Pease, M. M.
The following data is extracted from Reminiscent History Of The Ozark Region, pub. Goodspeed Brothers, Publishers, Chicago 1894.
M. M. PEASE. This resident and prominent citizen of West Plains, Missouri, came originally from the Granite State, his birth occurring January 15, 1855. At an early date he came with his father to Missouri, and in this State he has since made his home. In the year 1877 he started out in business for himself and engaged in saw milling in Douglas County. This business he has followed for the most part ever since. He is also doing business at Dora, Ozark County, where he is a member of the Pease Milling Company. The members of this firm are: C. E., M. M. and A. M. Pease. The mill is operated by steam and has a capacity of forty barrels per day. Three hands are employed. Our subject and his brother A. M. are also members of the concern known as the Pease Lumber Company, located four miles west of Salome Springs, in Ozark County. They manufacture lumber and the mill has a capacity of 15,000 feet per day. Our subject has made a success in a business way and is possessed of an unlimited amount of energy, perseverance, and industry. Mr. Pease is a member of the A. O. U. W., and is with the Populist party. Since 1876 until recently he has been a Greenbacker, and he has ever been active in political matters and a leader in his vicinity. He has been a delegate to the State con-ventions, is chairman of the Congressional District, and is a prominent man in the party. Mr. Pease first married Miss Winnie Johnson, of Laclede County, and daughter of John A. Johnson. Seven children were born to this union, but only three are now living: Walter A., Myrtie M. and Oliver R. The others died young. After the death of his first wife, Mr.

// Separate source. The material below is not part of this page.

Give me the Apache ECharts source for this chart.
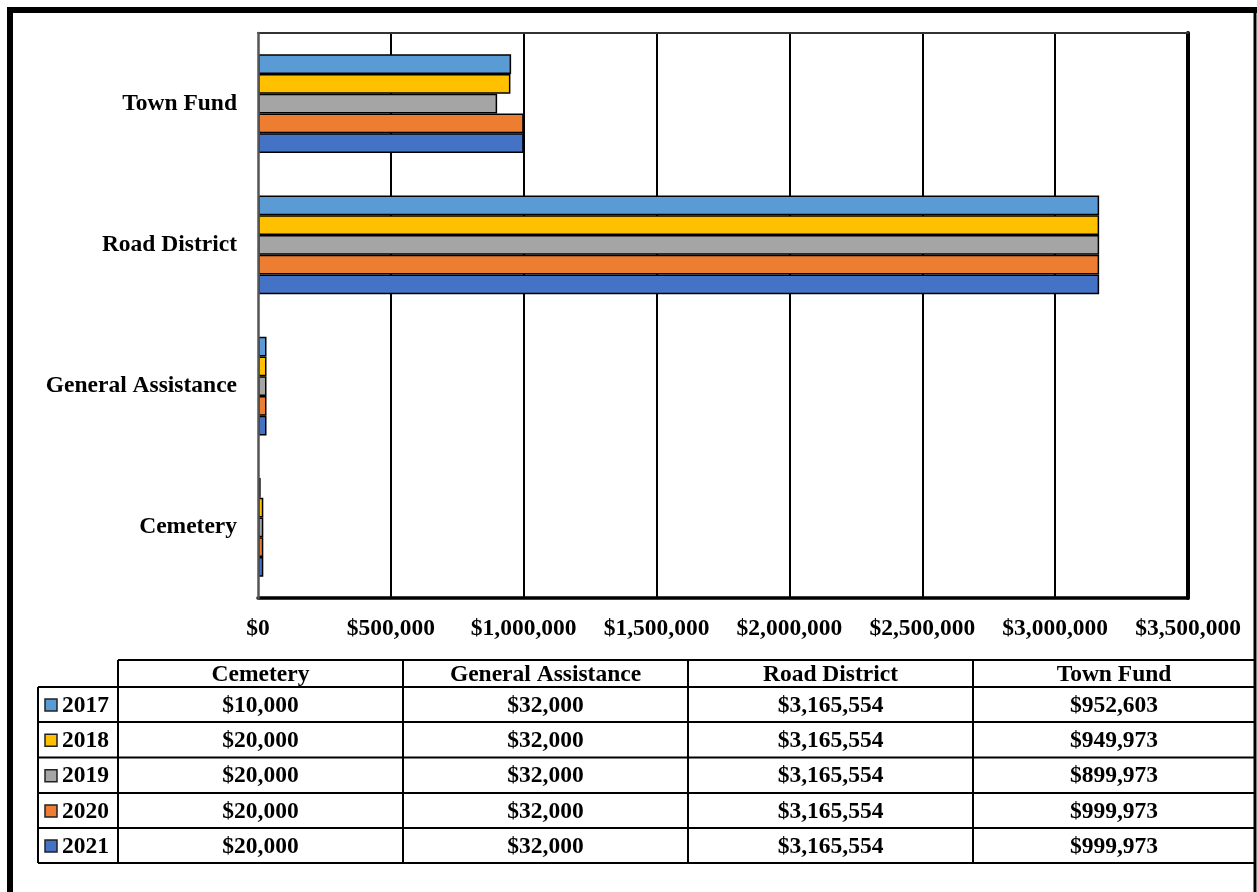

Pease married Miss Eva White, a native of Ohio, and the daughter of W. S. White, of Douglas County. Three children have been given them: Norton, Byron and Susan M. Mr. Pease owns real estate in West Plains and a good farm in Douglas County. In a business way he has made a complete success, and seems to prosper in whatever enterprise he attempts. He is public-spirited and takes an interest in all worthy movements.